Diabetics need insulin injections to live. But what about “prediabetics,” typically older and heavier individuals, who have none of the symptoms and do not feel sick, but who, over the years, become diabetic? Today, we call them type 2 diabetics. To treat or not to treat was the challenge facing diabetes experts in the 1950s. For Upjohn, manufacturer of Orinase, the answer was obvious.
Insulin injections provide the insulin that cannot be manufactured by the diabetic’s pancreas. Orinase, like insulin, lowers increased blood sugar levels, but it is not an oral insulin and does not help all diabetics. It works by stimulating the release of insulin, which the pancreas must first manufacture.

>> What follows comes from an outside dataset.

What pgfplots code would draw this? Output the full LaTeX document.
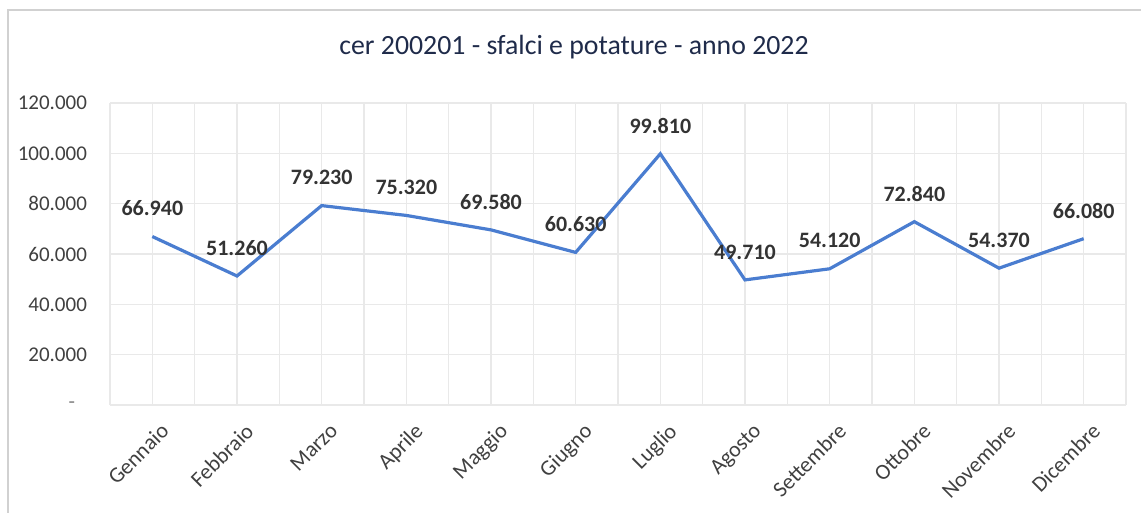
\documentclass[border=0pt]{standalone}
\usepackage{pgfplots}
\pgfplotsset{compat=1.18}
\usepackage{pgfplotstable}
\usepackage{fontspec}
\setmainfont{Carlito}

\definecolor{linea}{HTML}{4A7DD0}
\definecolor{titolo}{HTML}{1F2B4A}
\definecolor{etich}{HTML}{404040}
\definecolor{griglia}{HTML}{E9E9E9}

\pgfplotstableread{
x y
0 66940
1 51260
2 79230
3 75320
4 69580
5 60630
6 99810
7 49710
8 54120
9 72840
10 54370
11 66080
}\datiA

\begin{document}
\begin{tikzpicture}
\useasboundingbox (-55pt,-54pt) rectangle (515.5pt,202.5pt);
\draw[black!18, line width=1.2pt] (-51pt,-54pt) -- (-51pt,197.5pt) -- (515.5pt,197.5pt);
\begin{axis}[
scale only axis,
width=508pt,
height=151pt,
xmin=-0.5,xmax=11.5,
ymin=0,ymax=120000,
axis line style={draw=none},
xtick={0,...,11},
minor xtick={-0.5,0.5,...,11.5},
xticklabels={Gennaio,Febbraio,Marzo,Aprile,Maggio,Giugno,Luglio,Agosto,Settembre,Ottobre,Novembre,Dicembre},
ytick={0,20000,40000,60000,80000,100000,120000},
yticklabels={{\textcolor{black!50}{-}\rule{6pt}{0pt}},20.000,40.000,60.000,80.000,100.000,120.000},
scaled y ticks=false,
major tick length=0pt,
minor tick length=0pt,
grid=both,
major grid style={griglia, line width=0.6pt},
minor grid style={griglia, line width=0.6pt},
tick label style={font=\fontsize{10.5}{12}\selectfont, text=etich},
yticklabel style={xshift=-8pt},
xticklabel style={rotate=45, anchor=north east, yshift=-5pt, font=\fontsize{11}{12}\selectfont},
/pgf/number format/assume math mode=true,
nodes near coords={\pgfmathprintnumber[fixed, precision=0, 1000 sep={.}]{\pgfplotspointmeta}},
point meta=y,
every node near coord/.append style={font=\bfseries\fontsize{11}{12}\selectfont, text=black!80, anchor=center, yshift=14pt},
]
\addplot[linea, line width=1.6pt, mark=none] table[x=x,y=y] {\datiA};
\end{axis}
\node[font=\fontsize{13.9}{16}\selectfont, text=titolo] at (232pt,179pt) {cer 200201 - sfalci e potature - anno 2022};
\end{tikzpicture}
\end{document}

Orinase (tolbutamide), the first member of the sulfonylurea class of oral antidiabetic drugs and chemically related to sulfanilamide, was approved for marketing in the United States in 1957. Type 2 diabetics did not have to suffer the pain of injections, exercise, or strict diets; they only had to take a pill. Doctors were happy because the pills lowered their patients’ blood sugar and supposedly reduced their long-term risks of diabetic complications, including heart disease, strokes, impaired vision, and kidney failure.

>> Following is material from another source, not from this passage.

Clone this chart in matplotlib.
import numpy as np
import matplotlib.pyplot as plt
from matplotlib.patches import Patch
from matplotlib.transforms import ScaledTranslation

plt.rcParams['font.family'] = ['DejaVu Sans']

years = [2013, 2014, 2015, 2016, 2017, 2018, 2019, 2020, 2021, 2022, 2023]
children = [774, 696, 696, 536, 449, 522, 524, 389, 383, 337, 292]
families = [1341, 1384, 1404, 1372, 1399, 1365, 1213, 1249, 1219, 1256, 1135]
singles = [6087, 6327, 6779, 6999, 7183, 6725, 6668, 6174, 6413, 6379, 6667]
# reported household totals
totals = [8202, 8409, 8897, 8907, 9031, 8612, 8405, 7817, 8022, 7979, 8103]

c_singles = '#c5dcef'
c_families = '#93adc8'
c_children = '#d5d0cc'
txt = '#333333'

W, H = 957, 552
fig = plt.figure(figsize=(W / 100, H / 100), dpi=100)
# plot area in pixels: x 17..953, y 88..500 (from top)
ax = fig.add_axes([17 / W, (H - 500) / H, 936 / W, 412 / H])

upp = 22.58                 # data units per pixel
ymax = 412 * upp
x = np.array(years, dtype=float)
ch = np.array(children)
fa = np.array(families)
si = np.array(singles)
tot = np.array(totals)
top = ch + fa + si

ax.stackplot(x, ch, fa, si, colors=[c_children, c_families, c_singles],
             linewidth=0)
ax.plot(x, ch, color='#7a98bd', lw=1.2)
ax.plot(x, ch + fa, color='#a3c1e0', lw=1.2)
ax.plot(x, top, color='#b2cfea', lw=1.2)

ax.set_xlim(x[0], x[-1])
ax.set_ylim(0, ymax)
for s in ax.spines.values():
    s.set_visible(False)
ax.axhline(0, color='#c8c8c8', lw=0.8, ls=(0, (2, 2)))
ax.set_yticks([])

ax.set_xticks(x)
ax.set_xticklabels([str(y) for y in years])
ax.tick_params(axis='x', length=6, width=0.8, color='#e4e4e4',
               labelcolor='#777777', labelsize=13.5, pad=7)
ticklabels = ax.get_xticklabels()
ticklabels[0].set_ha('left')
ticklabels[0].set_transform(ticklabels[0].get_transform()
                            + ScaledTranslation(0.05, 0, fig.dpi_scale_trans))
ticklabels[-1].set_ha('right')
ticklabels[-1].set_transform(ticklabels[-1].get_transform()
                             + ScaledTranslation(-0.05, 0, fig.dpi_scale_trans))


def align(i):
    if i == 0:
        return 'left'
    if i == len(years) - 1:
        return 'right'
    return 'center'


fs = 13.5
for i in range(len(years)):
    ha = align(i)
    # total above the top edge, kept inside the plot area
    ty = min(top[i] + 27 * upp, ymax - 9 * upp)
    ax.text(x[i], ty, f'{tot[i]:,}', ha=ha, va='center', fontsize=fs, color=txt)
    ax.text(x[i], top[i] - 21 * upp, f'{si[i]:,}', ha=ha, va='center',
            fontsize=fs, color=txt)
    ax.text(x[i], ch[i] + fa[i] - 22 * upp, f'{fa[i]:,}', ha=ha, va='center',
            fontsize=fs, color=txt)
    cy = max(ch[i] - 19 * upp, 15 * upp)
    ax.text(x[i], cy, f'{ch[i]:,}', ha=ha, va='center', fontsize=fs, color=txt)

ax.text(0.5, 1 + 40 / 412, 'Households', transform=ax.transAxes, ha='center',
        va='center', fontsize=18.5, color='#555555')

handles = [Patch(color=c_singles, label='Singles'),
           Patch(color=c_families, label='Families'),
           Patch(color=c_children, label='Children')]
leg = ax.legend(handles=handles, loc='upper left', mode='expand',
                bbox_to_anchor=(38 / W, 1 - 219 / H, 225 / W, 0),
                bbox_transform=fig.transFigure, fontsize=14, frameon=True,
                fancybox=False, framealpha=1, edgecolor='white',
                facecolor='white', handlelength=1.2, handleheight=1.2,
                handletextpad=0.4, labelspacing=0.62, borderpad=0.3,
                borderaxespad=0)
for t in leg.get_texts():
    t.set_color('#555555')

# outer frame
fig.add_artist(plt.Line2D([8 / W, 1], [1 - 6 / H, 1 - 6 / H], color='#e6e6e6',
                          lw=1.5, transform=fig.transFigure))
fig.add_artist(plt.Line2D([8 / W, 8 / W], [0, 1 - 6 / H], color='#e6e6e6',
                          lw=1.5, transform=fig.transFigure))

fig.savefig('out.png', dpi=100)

The story does not conclude on a happy note. In 1970, a ten-year study comparing the effectiveness of tolbutamide with a placebo unexpectedly found that tolbutamide-treated patients had a 2.5-fold greater risk of dying of heart disease. The results of this University Group Diabetes Program (UGDP) study was embraced by the Food and Drug Administration and the American Medical Association but savaged by the American Diabetes Association, many physicians using Orinase to treat their patients, and the pharmaceutical manufacturer, Upjohn.
Interpretation of the results of the UGDP study has been subject to criticism, and more than four decades later, a clear picture of Orinase’s effect on the heart has yet to emerge. However, since 1984, all sufonylurea antidiabetic drugs must bear the warning of “increased risk of cardiovascular mortality.” Although Orinase is no longer marketed, generic tolbutamide still is.
SEE ALSO Insulin (1921), Sulfanilamide (1936), Placebos (1955), Glucophage (1958), Human Insulin (1982), Avandia (2010).
Type 2 diabetes is becoming increasingly common in young people, probably due to lack of exercise and obesity, the latter resulting in part from excessive consumption of soft drinks. One twelve-ounce can of a popular cola beverage contains forty grams (about 9.4 teaspoons) of sugar!